Miller, 31, was just the latest victim of Title 8, St. Louis' archaic business code, which regulates everything from arcades and bathhouses to massage parlors and miniature pony tracks. Miller's tedious eight-month quest to comply with Title 8 drew the sympathy of a staffer in Mayor Francis Slay's office, and has since inspired a package of reform bills on their way to the Board of Aldermen that, if passed, will make life easier for entrepreneurs.
Planting and growing a small business, City Counselor Winston Calvert tells Daily RFT, "shouldn't be as hard as it is."
As Slay's Deputy Chief of Staff Patrick Brown tells it, one catalyst for reform was the "Let's Talk" forum convened in August 2013 by Jack Dorsey, the native St. Louisan and co-founder of Twitter and Square. Inside the Casa Ballroom in Gravois Park, Slay shared the stage with four young entrepreneurs from the area.

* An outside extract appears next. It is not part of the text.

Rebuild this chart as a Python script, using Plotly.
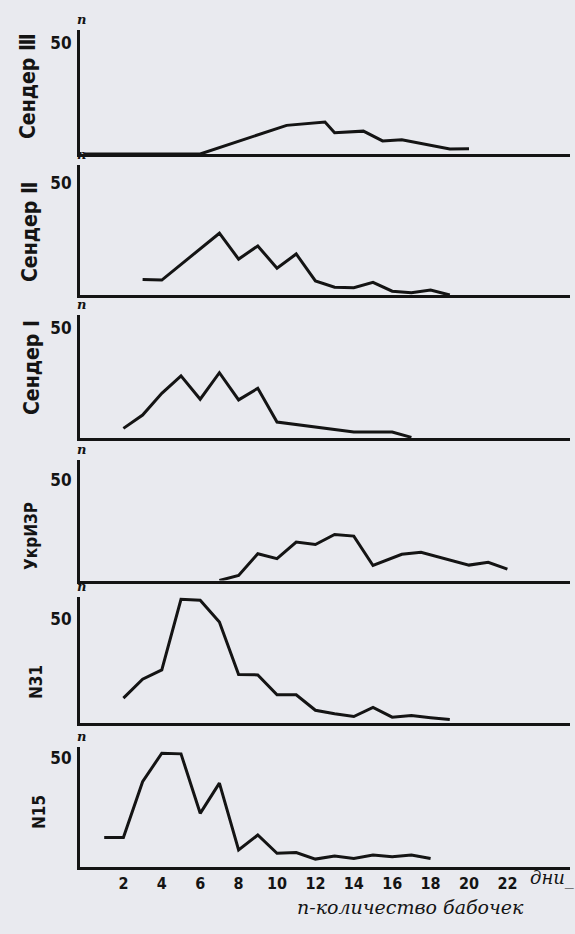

Dorsey asked them to "be provocative" and inquired: "What can the city do better to support local businesses?"
"How long do I have?" joked Sump Coffee's Scott Carey, eliciting applause from the crowd.
Pete Wissinger of Whisk Bakery bemoaned the Kafka-esque bureaucracy at City Hall. "We never talked to one person who knew the answer to more than one question," he said.